*Task objective*: Print the records below exactly, starting at the first line and stopping after the line that contains "plt.rcParams['axes.unicode_minus'] = False". Leave out any pictures.

# Start of Provided data

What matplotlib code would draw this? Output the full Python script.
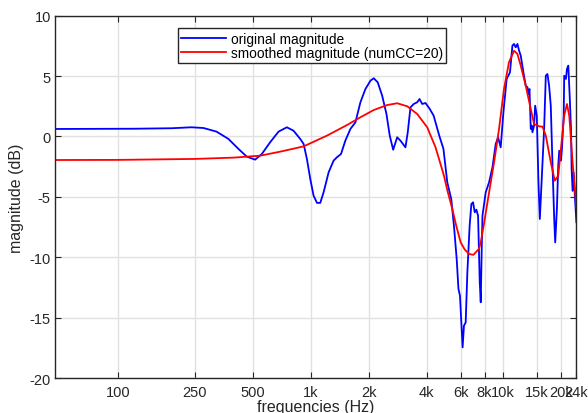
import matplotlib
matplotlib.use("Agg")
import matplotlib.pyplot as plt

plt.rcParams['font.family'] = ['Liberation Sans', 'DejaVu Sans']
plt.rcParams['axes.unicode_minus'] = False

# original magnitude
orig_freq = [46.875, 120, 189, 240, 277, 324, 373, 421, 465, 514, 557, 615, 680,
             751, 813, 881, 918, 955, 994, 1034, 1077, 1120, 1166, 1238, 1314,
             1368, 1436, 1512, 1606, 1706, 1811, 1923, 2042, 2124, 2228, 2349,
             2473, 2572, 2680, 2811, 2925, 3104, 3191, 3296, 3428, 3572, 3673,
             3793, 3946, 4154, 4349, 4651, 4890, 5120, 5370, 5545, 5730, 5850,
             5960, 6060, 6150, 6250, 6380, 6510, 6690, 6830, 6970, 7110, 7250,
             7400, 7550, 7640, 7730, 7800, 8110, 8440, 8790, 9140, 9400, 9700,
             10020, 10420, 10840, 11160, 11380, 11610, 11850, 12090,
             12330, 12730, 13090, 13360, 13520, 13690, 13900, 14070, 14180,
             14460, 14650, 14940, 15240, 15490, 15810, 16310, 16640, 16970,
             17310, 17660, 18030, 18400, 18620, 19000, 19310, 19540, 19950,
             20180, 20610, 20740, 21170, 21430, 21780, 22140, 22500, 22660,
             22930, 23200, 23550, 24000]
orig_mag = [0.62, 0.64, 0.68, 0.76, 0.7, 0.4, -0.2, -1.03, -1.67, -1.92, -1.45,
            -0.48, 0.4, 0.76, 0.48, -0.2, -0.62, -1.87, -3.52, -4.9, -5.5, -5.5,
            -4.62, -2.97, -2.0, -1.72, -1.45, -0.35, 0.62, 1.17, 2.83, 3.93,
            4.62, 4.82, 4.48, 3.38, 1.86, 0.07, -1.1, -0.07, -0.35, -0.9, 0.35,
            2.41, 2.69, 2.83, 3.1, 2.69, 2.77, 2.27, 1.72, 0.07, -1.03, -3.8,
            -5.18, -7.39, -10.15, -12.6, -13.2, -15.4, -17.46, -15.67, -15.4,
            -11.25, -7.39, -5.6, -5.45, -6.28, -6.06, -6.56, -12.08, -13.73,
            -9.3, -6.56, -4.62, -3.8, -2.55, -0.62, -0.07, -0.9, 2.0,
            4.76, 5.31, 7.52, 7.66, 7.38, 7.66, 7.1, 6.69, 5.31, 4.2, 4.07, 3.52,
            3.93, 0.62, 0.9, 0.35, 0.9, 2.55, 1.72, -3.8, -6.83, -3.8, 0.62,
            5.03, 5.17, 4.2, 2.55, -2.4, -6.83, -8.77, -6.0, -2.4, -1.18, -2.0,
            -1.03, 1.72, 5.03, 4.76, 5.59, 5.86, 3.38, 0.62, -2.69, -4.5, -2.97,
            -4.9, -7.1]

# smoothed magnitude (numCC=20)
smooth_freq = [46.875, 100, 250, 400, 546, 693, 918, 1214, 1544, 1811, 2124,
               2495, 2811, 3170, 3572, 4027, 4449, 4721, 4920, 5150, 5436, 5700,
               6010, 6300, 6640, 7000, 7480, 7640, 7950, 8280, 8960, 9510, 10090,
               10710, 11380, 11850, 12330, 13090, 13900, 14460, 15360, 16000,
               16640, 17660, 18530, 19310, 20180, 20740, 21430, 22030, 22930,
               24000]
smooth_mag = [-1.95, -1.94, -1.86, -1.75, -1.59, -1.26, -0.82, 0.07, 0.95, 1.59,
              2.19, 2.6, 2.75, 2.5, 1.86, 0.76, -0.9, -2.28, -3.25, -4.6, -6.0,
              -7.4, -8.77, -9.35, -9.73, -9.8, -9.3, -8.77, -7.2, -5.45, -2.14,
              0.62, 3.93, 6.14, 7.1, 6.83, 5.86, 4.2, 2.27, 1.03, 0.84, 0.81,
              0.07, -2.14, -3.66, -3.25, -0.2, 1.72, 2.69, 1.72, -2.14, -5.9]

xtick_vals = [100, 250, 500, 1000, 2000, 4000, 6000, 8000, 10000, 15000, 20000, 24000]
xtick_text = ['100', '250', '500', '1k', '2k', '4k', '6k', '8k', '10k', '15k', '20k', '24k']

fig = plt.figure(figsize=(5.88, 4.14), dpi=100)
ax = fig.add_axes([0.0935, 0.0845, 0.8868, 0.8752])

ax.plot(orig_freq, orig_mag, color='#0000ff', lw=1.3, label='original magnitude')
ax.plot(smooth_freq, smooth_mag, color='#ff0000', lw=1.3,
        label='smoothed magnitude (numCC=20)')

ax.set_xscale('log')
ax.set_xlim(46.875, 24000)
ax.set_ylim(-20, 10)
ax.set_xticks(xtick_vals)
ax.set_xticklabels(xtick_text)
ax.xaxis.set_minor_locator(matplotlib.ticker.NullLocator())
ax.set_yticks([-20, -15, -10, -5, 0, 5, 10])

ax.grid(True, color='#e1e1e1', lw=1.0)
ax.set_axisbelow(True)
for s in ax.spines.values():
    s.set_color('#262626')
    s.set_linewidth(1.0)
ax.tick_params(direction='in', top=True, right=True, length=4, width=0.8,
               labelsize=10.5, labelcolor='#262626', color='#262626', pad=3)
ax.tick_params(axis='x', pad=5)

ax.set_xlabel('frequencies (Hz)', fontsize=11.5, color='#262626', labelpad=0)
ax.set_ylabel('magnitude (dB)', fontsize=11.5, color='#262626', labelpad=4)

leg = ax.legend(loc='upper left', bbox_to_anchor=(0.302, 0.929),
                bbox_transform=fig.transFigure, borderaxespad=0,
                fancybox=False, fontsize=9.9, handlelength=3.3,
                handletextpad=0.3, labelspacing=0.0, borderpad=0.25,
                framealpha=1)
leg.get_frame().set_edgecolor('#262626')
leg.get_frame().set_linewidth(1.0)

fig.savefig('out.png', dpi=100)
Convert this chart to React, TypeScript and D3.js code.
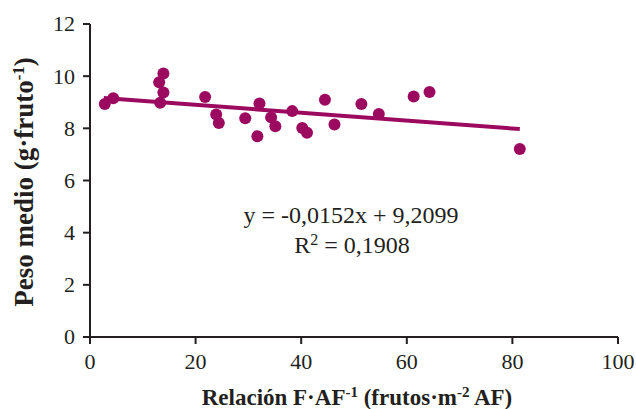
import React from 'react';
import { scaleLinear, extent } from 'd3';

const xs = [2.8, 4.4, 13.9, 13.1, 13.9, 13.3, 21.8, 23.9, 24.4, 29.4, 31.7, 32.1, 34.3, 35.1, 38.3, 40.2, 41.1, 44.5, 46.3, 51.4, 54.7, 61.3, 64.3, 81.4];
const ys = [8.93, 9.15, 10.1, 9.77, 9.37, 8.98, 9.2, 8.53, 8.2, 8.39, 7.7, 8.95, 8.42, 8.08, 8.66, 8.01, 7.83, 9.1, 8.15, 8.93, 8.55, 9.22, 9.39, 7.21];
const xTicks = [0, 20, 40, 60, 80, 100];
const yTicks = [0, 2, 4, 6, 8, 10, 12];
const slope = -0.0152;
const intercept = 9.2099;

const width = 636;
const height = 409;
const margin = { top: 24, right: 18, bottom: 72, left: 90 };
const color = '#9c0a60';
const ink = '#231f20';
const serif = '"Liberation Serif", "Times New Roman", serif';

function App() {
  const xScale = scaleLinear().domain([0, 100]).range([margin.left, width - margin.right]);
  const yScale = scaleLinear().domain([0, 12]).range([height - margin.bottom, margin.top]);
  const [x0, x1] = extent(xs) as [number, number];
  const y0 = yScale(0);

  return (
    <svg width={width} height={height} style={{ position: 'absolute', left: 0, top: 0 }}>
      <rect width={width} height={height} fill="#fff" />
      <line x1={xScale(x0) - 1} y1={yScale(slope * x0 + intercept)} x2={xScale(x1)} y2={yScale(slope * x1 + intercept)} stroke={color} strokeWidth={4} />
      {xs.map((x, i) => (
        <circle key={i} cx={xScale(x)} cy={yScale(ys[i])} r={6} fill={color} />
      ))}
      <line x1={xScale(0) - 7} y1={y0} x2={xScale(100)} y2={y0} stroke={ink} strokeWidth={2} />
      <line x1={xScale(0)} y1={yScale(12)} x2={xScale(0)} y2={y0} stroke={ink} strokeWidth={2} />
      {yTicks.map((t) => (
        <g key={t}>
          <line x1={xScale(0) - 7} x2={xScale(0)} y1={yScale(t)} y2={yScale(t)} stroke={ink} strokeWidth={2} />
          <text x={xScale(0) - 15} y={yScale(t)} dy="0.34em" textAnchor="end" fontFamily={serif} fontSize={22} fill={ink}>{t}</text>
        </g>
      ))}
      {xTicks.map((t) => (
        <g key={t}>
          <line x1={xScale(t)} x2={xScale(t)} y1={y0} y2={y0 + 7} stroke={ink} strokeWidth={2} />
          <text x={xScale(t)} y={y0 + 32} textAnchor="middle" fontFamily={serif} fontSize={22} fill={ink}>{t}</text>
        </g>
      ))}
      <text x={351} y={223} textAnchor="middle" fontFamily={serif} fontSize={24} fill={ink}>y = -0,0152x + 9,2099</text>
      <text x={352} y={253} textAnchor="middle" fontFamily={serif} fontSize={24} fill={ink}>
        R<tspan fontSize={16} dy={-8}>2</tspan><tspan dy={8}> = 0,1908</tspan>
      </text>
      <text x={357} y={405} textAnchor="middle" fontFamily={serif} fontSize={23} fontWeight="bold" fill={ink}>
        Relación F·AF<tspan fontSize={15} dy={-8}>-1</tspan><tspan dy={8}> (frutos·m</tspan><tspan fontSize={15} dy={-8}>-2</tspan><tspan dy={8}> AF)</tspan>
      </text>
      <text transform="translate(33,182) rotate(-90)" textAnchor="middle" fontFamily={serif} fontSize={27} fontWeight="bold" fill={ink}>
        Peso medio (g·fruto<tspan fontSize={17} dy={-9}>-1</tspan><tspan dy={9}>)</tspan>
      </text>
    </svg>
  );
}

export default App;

# End of Provided data

*Task output*:
What matplotlib code would draw this? Output the full Python script.
import matplotlib
matplotlib.use("Agg")
import matplotlib.pyplot as plt

plt.rcParams['font.family'] = ['Liberation Sans', 'DejaVu Sans']
plt.rcParams['axes.unicode_minus'] = False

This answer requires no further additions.